What does it mean to understand how a scientific literature is put together?

In just about any scientific literature, there is an undercurrent of tacit knowledge which is not very directly expressed in any of the published pieces.  That knowledge may cover the following issues, among many others:

1. How the rules of the conversation operate, and how a body of literature on a question coheres.

2. Why certain papers and methods are not taken seriously any more (you don’t generally find outright refutations of them).

3. Which results and papers are taken how seriously.  Citations metrics help here, but not nearly as much as you might think.

4. What kinds of results and methods would be required to induce researchers to move to a new conclusion.

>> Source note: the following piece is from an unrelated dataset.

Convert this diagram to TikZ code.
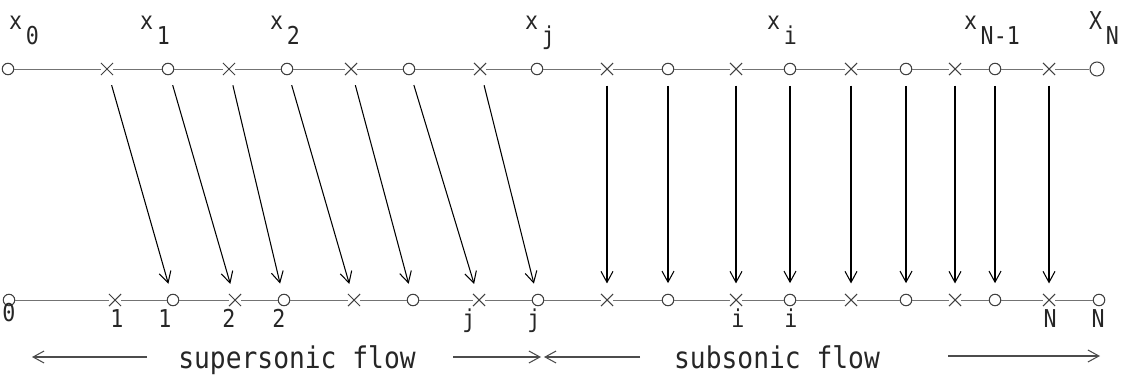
\documentclass[tikz,border=0pt]{standalone}
\usepackage{fontspec}
\newfontfamily\plotfont[FakeStretch=0.88]{DejaVu Sans Mono}
\usetikzlibrary{positioning,shapes.misc,arrows.meta}
\newcommand{\sublab}[2]{#1\hspace{2pt}\raisebox{-0.3cm}{#2}}
\begin{document}
\begin{tikzpicture}[x=0.02cm,y=-0.02cm,
        o/.style ={draw=black!75, circle, minimum size=2.3mm, inner sep=0pt, semithick},
        k/.style ={draw=black!75, cross out, minimum size=2.2mm, inner sep=0pt, semithick},
        lab/.style={font=\plotfont\fontsize{14}{14}\selectfont, text=black!85, inner sep=0pt, anchor=base},
        flow/.style={font=\plotfont\fontsize{17}{17}\selectfont, text=black!85, inner sep=0pt, anchor=base},
        arr/.style={-{Straight Barb[length=2.2mm,width=2.4mm]}, semithick, shorten <=6pt, shorten >=6pt},
        farr/.style={-{Straight Barb[length=2.2mm,width=2.4mm]}, black!70, semithick}]
    \useasboundingbox (0,0) rectangle (1125,375);
% Stuetzstellen oben (o = Knoten, x = Zwischenpunkt)
    \foreach \p [count=\i from 0] in {8,107,168,229,287,351,409,480,537,607,668,736,790,851,906,955,995,1049}
        {\ifodd\i \node[k] (t\i) at (\p,69){}; \else \node[o] (t\i) at (\p,69){}; \fi}
    \node[o, minimum size=2.8mm] (t18) at (1097,69){};
% Stuetzstellen unten
    \foreach \p [count=\i from 0] in {9,115,173,235,284,354,413,479,538,607,668,736,790,851,906,955,995,1049,1099}
        {\ifodd\i \node[k] (b\i) at (\p,300){}; \else \node[o] (b\i) at (\p,300){}; \fi}
    \foreach \i [count=\j] in {0,...,17} {\draw[black!55] (t\i) -- (t\j); \draw[black!55] (b\i) -- (b\j);}
% Beschriftung
    \foreach \p/\a/\s [count=\i from 0] in {24/x/0,155/x/1,285/x/2,540/x/j,782/x/i,992/x/N-1,1104/X/N}
        {\node[lab] (l\i) at (\p,30){\sublab{\a}{\s}};}
    \node[lab] (m0) at (9,321){0};
    \foreach \p/\s [count=\i] in {117/1,165/1,229/2,279/2,469/j,534/j,738/i,791/i,1050/N,1098/N}
        {\node[lab] (m\i) at (\p,327){\s};}
% Zuordnungen (schraeg = Ueberschall, senkrecht = Unterschall)
    \foreach \i [evaluate=\i as \j using int(\i+1)] in {1,...,7} {\draw[arr] (t\i) -- (b\j);}
    \foreach \i in {9,...,17} {\draw[arr] (t\i) -- (b\i);}
% Stroemungsrichtung
    \node[flow] (sup) at (297,368){supersonic flow};
    \node[flow] (sub) at (777,368){subsonic flow};
    \coordinate (f1) at (147,357); \coordinate (f2) at (32,357);
    \coordinate (f3) at (453,357); \coordinate (f4) at (541,357);
    \coordinate (f5) at (640,357); \coordinate (f6) at (544,357);
    \coordinate (f7) at (948,356); \coordinate (f8) at (1100,356);
    \draw[farr] (f1) -- (f2);
    \draw[farr] (f3) -- (f4);
    \draw[farr] (f5) -- (f6);
    \draw[farr] (f7) -- (f8);
\end{tikzpicture}
\end{document}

5. Why/when one paper pointing in a particular direction doesn’t prove much of anything, and why people don’t do things a certain way.

6. How, by asking around, you can figure out some (not all) of these issues, even if you do no work in that field.  This includes knowledge of how to interpret the verbal feedback you receive from practitioners and how to integrate it into a broader knowledge of the body of research.

There is much more, as that is a very brief introduction to some key issues.  I now have a few points:

a. I wish people would present this knowledge more directly!  If only in oral form.  Why not have some key people in a field talk through how their field actually works?  Record that, issue transcripts, and yes feed it into LLMs.

b. LLMs should be more explicitly tested for their skill at explaining how these matters work.  It is an important question for how much LLMs might speed up scientific progress.

c. Debates between people will not go well when one person has a good understanding of a particular field in this manner, and the other person does not.  The debates will go even less well when one of the participants doesn’t understand these matters for any field whatsoever, and has no real idea that these questions even exist.  That said, debates stand a chance of going well when both parties share a common understanding on these matters.

d. Many of the people who claim the mantle of science might cite published papers, but in fact they have little or no understanding of science as a conversation and a body of literature.

(Ilya Novak wrote to me: “I think the issue is less that RFk JR is a conspiracy theorist, but that he thinks being “pro science” means being able to reference this or that paper. He does not understand the concept of science as a research agenda among a community of scholars having a long running conversation with back and forth papers. He can reference “big” papers, but he can tell you nothing about their research methods or criticism made of them by subsequent papers.)

e. It is possible to be a successful researcher and not have a great sense of the tacit conventions across other fields, or how you might learn them if you had to.

f. Many contrarian science-related books fail because they fail on this question.  Having the author throw a lot of arguments against the mainstream doesn’t solve this problem.  Very often such commentators fail utterly at identifying and addressing the hinge questions upon which their most substantive propositions depend.

g. The very best science and social science journalists understand these matters, but most do not.

h. There is something unfair about this standard, because it is not extremely transparent and the quality of a person’s scientific understanding cannot always be easily verified to an external audience.  That is bad news for the public acceptance of science, but it does not make these matters less important.